_Task description_.
The listing below begins with the first line you should copy; stop after the line containing "import plotly.graph_objects as go", and drop every picture.
******
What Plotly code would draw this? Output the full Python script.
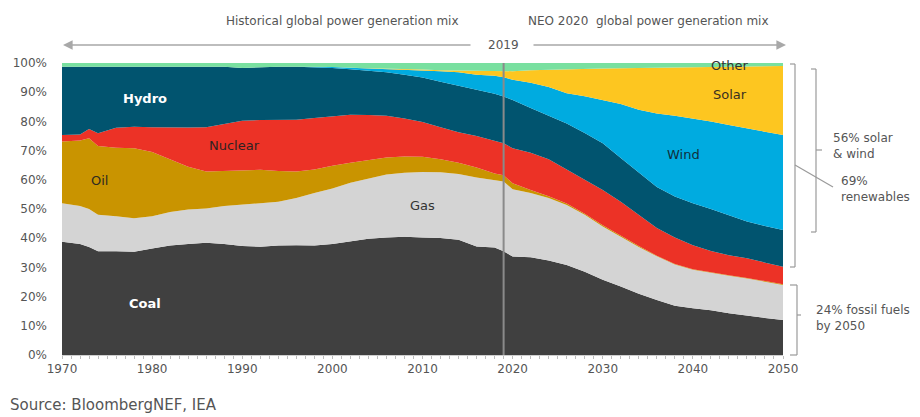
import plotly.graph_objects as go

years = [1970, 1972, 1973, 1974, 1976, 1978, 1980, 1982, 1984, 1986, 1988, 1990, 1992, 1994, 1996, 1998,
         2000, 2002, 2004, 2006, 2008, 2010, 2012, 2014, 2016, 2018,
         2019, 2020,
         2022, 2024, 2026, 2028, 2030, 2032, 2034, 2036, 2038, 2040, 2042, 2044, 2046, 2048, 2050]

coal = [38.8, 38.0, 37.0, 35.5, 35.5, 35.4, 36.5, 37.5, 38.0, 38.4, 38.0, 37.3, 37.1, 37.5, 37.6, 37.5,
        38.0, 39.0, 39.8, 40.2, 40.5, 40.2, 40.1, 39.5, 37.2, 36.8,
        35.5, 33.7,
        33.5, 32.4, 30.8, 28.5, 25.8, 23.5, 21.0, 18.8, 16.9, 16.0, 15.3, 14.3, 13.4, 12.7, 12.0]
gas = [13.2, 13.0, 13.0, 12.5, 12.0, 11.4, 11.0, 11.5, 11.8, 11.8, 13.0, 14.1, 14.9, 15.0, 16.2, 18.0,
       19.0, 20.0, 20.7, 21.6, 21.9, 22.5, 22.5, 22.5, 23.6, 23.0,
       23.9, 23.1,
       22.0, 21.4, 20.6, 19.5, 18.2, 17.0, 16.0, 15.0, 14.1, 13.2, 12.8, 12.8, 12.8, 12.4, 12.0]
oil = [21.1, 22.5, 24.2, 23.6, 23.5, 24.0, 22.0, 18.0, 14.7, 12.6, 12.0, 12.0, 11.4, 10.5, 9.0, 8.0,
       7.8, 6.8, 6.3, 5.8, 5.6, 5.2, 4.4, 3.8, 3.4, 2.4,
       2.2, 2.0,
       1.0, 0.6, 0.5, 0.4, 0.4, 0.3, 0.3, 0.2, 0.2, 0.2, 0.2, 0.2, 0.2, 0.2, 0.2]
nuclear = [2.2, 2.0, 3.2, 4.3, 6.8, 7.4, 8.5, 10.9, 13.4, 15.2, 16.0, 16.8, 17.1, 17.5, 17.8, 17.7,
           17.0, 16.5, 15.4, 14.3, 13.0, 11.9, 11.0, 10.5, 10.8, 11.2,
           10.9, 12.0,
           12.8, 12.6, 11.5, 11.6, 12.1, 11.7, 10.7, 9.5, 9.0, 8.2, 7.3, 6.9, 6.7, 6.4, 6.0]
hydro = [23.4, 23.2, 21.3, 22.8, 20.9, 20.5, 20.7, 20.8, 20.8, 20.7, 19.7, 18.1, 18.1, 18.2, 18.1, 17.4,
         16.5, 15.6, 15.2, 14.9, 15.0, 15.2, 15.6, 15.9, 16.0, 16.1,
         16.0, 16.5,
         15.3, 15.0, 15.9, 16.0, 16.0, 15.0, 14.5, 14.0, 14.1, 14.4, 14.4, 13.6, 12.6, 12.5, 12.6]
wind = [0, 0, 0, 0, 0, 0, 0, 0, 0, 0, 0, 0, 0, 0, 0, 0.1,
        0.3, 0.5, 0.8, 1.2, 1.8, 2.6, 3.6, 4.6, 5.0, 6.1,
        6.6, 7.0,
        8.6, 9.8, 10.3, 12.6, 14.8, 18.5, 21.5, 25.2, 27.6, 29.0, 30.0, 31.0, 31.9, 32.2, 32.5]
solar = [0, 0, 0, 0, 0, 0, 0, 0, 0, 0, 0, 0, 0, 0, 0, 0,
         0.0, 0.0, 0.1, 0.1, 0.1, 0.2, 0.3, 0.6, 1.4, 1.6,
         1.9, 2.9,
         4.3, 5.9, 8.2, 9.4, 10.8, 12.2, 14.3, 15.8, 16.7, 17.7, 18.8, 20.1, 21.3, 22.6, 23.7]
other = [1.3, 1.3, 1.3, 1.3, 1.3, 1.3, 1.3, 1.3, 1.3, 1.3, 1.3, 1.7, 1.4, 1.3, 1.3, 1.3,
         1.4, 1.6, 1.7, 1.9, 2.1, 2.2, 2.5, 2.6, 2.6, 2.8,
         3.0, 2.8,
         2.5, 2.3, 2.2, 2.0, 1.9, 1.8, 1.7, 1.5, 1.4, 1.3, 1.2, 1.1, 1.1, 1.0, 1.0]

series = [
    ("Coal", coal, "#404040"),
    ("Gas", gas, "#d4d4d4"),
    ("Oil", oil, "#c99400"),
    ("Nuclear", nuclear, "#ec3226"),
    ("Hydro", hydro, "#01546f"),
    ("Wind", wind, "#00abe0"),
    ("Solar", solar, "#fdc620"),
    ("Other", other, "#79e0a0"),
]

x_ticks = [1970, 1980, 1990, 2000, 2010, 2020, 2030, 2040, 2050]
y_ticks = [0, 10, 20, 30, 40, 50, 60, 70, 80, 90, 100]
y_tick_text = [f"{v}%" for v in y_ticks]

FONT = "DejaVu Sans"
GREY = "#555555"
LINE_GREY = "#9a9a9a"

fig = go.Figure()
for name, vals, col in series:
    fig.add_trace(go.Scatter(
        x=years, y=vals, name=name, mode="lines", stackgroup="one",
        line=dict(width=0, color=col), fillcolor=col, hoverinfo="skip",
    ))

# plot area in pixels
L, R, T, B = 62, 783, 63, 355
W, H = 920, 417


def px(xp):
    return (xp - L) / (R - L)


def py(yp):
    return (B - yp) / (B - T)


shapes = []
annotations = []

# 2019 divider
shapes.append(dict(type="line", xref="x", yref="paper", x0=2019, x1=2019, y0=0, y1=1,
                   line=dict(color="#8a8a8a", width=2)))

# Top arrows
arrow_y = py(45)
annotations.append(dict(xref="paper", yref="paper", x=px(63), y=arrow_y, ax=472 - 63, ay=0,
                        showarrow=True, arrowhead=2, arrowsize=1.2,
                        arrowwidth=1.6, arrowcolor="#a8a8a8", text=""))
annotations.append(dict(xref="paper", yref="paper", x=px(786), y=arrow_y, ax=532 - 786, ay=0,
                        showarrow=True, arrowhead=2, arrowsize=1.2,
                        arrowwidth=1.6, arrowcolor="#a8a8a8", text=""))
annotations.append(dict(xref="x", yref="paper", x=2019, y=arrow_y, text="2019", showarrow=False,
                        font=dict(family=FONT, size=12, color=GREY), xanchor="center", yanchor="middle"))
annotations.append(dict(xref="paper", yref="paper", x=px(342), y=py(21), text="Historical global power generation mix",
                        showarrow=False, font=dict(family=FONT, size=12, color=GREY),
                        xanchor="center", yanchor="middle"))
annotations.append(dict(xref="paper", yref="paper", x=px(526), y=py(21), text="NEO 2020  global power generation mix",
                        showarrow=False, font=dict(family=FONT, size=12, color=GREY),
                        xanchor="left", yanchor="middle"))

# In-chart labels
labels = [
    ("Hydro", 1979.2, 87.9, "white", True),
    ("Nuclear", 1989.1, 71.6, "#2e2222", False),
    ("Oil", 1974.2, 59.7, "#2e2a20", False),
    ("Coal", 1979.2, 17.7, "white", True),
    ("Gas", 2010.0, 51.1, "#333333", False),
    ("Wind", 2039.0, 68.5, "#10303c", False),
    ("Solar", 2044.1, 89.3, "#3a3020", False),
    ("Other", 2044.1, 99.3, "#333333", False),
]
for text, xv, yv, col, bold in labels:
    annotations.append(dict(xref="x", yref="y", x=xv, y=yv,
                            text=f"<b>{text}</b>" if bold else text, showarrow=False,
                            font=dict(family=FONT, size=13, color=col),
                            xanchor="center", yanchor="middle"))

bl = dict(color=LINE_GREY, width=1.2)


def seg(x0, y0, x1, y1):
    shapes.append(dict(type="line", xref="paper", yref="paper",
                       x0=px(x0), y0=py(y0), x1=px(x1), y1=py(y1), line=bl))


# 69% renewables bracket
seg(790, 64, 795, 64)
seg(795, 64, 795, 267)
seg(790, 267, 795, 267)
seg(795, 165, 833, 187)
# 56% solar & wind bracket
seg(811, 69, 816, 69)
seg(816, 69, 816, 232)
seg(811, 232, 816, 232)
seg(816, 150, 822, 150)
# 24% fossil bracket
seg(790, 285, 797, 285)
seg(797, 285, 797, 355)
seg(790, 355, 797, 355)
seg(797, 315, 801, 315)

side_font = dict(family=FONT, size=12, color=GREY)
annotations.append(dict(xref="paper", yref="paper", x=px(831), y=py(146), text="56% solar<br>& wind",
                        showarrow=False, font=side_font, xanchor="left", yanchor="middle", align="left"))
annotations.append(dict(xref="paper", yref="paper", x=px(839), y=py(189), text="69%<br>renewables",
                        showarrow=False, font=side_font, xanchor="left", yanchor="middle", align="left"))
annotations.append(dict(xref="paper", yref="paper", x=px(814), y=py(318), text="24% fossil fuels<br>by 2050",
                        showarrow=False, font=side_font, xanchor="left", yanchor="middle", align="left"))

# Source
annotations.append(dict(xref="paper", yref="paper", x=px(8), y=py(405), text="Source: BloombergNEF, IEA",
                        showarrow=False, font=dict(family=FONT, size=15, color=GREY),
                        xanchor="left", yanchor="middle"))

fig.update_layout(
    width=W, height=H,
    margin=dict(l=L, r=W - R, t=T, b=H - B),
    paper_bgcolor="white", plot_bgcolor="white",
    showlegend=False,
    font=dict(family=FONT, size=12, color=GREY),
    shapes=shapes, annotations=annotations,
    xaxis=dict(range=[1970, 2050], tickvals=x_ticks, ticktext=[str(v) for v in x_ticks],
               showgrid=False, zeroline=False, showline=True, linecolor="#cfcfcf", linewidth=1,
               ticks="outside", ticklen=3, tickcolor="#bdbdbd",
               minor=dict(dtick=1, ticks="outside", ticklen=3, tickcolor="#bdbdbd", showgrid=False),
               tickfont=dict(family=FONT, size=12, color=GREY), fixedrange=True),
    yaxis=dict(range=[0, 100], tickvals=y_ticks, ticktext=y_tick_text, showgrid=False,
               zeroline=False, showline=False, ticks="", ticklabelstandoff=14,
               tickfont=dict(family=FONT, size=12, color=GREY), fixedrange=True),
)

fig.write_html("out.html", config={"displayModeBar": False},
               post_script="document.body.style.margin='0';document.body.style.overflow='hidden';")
******
_Result of this exercise_.
What Plotly code would draw this? Output the full Python script.
import plotly.graph_objects as go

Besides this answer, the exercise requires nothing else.